Butters, I can't guarantee we will meet in Hemet, but at some point we should. I'm happy to give you a ride to wherever we meet, but I realize you don't know me. 

Thatonequietguy- I can drive wherever. It doesn't have to be in Idyllwild. I don't drink though. Some people may not be old enough to go into a bar. 

Illmatic- I used to live in Canoga Park. WH is a bit of a drive from the IE, but you are welcome. 

Now that I know there's interest, Let's give it a bit more time and put something together. Toss out ideas where to meet. Another question, when is a good time to meet. Weekends/ weekdays? Day/ night? I'm free most of the time.


----------



## RelinquishedHell (Apr 10, 2012)

illmatic1 said:


> im in woodland hills :stu


Do you drive?


----------



## Chappy02 (Sep 27, 2012)

I live Colton and I would love to join the group.


----------



## RelinquishedHell (Apr 10, 2012)

Inthetrees said:


> Now that I know there's interest, Let's give it a bit more time and put something together. Toss out ideas where to meet. Another question, when is a good time to meet. Weekends/ weekdays? Day/ night? I'm free most of the time.


I'm free on most weekends.
As long as you don't plan on tying us up and holding us hostage, then I'm good for it lol. I can give someone a ride if they want as long as they pitch in for gas.

I think we should meet up somewhere not too expensive. How about a beach bonfire?


----------



## TobeyJuarez (May 16, 2012)

ThatOneQuietGuy said:


> Do you drive?


yep


----------



## RelinquishedHell (Apr 10, 2012)

illmatic1 said:


> yep


Well that makes things easier. You got any ideas of what we should do? I think we should go hangout on the beach at night with a bonfire. We should get at least 10 people though.

If you guys like the bonfire idea, let me know in this thread and I can set it up. I'm gonna ask someone if they want to go, if they don't then I can give someone a ride. I'll need about $20 for gas though.

What do you think OP?


----------



## basuraeuropea (Jul 25, 2012)

ew, the ie.


----------



## RelinquishedHell (Apr 10, 2012)

basuraeuropea said:


> ew, the ie.


I know :/ That's why we should meet up at the beach or something. There isn't sh*t to do out here.

Would you be up for it? Don't try to get fresh with me though :sus lol


----------



## basuraeuropea (Jul 25, 2012)

ThatOneQuietGuy said:


> I know :/ That's why we should meet up at the beach or something. There isn't sh*t to do out here.
> 
> Would you be up for it?

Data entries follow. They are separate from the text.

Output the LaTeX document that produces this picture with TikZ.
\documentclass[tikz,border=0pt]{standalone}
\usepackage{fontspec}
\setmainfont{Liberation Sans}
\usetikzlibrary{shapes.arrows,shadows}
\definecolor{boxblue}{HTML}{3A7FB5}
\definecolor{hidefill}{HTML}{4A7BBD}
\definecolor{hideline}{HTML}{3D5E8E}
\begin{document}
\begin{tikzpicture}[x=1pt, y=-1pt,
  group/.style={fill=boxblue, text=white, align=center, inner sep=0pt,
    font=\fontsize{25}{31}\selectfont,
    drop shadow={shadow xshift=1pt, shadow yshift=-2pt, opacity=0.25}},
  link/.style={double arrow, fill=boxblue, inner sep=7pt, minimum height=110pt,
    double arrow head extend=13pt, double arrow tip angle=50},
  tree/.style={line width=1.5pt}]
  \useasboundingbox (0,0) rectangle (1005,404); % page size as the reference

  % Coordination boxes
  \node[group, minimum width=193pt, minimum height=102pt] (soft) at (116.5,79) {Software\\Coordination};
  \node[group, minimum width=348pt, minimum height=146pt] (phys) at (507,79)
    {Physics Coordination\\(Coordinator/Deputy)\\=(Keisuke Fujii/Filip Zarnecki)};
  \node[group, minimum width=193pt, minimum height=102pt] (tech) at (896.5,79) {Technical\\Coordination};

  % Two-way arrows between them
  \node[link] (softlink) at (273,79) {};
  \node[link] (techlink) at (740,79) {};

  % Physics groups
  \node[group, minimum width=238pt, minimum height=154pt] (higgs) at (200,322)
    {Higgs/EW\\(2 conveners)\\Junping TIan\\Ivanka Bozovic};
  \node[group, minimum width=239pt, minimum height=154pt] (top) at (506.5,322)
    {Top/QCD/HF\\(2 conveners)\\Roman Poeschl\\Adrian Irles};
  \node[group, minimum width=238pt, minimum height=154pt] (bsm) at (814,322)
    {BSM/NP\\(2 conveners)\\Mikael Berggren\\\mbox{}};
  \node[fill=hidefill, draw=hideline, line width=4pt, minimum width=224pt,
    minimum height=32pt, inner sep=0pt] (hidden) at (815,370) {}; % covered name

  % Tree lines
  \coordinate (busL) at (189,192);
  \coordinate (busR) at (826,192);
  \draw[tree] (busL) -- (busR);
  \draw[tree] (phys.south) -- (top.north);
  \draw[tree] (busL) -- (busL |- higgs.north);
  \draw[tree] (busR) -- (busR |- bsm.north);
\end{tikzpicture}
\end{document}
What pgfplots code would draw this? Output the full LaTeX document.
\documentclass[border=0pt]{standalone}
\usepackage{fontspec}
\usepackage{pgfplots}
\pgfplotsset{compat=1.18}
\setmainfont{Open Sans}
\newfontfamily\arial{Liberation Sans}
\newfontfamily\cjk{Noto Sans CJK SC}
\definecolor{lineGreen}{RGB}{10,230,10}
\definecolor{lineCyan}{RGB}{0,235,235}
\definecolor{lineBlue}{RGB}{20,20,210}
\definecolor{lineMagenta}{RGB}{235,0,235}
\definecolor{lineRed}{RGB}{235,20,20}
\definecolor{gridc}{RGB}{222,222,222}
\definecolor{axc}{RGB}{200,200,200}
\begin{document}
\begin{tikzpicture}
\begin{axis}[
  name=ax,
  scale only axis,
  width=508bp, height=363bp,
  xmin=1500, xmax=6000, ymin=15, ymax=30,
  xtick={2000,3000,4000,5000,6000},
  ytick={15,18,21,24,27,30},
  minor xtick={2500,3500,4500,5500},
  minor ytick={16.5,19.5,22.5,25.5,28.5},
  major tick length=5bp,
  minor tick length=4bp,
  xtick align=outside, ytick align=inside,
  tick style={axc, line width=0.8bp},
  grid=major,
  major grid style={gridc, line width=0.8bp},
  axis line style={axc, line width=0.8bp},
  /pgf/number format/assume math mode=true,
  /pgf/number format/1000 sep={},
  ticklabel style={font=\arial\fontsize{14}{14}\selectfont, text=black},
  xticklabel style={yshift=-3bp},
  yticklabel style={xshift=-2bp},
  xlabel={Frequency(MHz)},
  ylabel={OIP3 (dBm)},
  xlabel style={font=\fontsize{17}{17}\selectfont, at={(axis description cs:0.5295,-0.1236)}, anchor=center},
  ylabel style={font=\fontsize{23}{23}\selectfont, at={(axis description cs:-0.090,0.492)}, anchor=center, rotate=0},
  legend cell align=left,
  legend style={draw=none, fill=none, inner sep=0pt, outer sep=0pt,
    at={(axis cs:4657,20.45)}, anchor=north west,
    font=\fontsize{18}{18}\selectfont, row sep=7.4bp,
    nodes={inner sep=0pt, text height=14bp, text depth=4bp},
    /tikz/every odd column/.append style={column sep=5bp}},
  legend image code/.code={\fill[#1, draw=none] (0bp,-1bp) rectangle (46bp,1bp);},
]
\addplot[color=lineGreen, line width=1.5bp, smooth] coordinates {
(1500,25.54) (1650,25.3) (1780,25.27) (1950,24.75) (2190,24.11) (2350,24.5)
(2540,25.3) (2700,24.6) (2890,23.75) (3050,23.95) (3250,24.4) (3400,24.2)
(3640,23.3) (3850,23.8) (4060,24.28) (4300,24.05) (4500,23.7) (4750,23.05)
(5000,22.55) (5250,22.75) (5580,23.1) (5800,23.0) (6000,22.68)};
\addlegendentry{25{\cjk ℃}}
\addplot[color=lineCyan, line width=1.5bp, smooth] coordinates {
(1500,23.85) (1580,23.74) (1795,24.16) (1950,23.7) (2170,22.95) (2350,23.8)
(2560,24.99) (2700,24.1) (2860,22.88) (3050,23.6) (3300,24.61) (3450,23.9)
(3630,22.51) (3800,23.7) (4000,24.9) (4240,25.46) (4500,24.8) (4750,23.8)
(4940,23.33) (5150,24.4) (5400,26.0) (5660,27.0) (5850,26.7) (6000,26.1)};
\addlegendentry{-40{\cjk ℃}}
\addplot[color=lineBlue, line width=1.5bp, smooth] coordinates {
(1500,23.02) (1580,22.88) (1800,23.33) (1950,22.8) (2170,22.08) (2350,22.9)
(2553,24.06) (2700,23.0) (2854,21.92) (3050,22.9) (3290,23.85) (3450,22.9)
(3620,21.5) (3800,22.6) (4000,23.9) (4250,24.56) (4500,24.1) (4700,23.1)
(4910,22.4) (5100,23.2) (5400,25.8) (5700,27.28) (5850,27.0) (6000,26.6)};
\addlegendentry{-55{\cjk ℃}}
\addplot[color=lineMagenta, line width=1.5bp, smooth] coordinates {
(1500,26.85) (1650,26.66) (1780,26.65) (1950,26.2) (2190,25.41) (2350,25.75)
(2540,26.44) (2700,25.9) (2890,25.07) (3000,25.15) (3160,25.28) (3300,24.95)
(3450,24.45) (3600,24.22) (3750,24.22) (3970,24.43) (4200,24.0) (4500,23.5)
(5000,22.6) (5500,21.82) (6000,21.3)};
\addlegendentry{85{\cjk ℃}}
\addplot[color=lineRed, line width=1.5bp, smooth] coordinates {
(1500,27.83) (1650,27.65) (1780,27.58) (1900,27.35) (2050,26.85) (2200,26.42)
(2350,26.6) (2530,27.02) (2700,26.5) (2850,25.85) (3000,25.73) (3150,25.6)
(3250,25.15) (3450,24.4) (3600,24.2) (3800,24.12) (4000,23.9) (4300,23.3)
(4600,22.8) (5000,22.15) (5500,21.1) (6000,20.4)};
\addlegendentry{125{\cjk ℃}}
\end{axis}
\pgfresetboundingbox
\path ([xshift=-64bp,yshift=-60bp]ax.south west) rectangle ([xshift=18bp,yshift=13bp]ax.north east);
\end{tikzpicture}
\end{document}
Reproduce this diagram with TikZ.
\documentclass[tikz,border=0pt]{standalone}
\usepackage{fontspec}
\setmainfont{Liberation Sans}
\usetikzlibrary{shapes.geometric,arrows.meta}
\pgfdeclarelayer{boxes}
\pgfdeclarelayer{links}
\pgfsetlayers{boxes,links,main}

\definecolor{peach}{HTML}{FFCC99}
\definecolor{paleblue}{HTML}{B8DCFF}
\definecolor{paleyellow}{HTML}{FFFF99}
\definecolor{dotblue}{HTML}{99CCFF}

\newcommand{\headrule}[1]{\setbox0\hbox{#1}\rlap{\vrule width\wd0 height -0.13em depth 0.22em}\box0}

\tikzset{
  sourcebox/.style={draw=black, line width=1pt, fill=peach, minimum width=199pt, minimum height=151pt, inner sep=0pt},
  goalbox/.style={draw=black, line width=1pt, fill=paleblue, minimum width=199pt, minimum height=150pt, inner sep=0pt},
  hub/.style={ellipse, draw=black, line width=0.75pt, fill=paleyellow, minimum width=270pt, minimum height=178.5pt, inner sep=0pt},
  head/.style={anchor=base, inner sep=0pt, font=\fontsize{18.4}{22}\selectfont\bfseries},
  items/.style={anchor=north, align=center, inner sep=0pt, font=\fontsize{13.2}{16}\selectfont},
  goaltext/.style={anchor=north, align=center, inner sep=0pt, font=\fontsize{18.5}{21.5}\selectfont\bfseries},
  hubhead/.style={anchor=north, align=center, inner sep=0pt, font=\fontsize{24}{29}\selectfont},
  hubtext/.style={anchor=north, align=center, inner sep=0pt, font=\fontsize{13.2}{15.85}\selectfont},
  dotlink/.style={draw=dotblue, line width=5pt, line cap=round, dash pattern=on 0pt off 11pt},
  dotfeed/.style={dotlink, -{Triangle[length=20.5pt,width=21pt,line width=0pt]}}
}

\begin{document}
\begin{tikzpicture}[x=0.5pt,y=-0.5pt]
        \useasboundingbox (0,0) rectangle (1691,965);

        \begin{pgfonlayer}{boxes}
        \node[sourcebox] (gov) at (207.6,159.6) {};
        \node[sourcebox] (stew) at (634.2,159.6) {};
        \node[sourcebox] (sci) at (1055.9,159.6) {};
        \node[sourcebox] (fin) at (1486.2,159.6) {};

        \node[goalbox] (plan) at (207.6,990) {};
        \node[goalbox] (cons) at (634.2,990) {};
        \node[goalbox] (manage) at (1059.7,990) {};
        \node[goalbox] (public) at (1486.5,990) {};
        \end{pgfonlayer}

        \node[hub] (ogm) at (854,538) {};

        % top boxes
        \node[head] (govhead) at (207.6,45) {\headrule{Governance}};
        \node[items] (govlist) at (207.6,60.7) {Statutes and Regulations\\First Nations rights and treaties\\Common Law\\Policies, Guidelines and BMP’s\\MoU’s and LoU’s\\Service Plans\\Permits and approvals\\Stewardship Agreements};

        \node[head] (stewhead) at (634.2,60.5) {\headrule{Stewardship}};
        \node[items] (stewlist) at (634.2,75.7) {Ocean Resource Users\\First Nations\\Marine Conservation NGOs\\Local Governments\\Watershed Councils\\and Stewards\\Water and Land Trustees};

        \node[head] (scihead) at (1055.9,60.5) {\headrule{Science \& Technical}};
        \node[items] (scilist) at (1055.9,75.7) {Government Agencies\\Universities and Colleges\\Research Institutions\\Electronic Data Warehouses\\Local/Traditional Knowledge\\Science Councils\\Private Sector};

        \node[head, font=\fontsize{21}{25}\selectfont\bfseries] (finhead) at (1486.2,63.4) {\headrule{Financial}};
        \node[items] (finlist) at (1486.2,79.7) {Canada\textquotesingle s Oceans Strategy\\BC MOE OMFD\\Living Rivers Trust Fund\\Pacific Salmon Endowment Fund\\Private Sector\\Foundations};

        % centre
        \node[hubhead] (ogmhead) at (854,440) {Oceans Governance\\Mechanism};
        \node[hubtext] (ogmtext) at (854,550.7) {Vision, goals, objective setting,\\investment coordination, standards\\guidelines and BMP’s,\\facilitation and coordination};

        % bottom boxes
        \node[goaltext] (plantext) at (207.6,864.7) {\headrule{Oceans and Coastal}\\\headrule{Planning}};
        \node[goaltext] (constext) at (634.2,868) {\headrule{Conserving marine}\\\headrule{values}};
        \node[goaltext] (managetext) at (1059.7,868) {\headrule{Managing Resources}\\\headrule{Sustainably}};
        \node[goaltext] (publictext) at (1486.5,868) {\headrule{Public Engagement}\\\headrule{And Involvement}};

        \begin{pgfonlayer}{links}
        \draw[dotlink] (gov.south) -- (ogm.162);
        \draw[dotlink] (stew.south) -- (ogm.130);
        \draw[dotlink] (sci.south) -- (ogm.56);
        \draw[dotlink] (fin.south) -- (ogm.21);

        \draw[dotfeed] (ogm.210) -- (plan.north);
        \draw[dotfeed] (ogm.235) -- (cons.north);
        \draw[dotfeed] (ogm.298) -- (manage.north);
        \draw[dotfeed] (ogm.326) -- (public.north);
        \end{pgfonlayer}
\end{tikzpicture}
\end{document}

Don't try to get fresh with me though :sus lol


yeah, sure. although temecula isn't really the IE. we aren't part of that whole corona, riverside, perris, lake elsinore crowd.

we are all about wineries and golf courses around temecula.

p.s. i don't get fresh with anyone lol


----------



## RelinquishedHell (Apr 10, 2012)

basuraeuropea said:


> yeah, sure. although temecula isn't really the IE. we aren't part of that whole corona, riverside, perris, lake elsinore crowd.
> 
> we are all about wineries and golf courses around temecula.
> 
> p.s. i don't get fresh with anyone lol


Lol, I know that crowd. I lived in Elsinore for awhile and it wasn't fun lol.
You forgot about the avocado groves as well  We are the more sophisticated IE'ers.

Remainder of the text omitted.